There’s a solution and it’s standardized bottles. And I have seen it implemented in a place I never expected: Kentucky. They have growlers (large glass containers with screw top lids) of standard sizes that are in common enough usage for beer that many shops offer a tap to fill it with beer and charge based on it. It’s one of the things I wish was more common elsewhere.

And as for metering, offer a price per unit mass (show mass of a glass) and weigh fill weigh pay.

[–] Microplasticbrain@lemm.ee 2 points 2 days ago

Glass bottles, you don't even have to melt them just sanitize and rebottle most of the time.

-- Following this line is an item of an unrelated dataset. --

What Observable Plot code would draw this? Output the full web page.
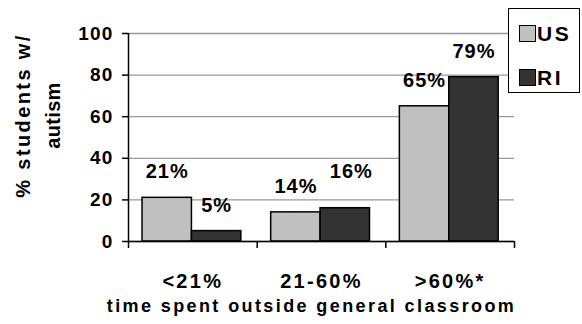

[–] FlyingSquid@lemmy.world 2 points 3 days ago (1 children)

Hear me out- what if we found a way to make water bottles out of ice?

[–] andrewta@lemmy.world 4 points 3 days ago (1 children)

It would freeze to your hand. Although you would not lose the bottle either. What we need is to use a natural substance. My vote is lead.

[–] prole@lemmy.blahaj.zone 3 points 2 days ago (1 children)
[–] andrewta@lemmy.world 4 points 2 days ago

Absolutely. Could even have special flavors. Pumpkin spice lead, for the hunter that feels like throwing and shitting lead.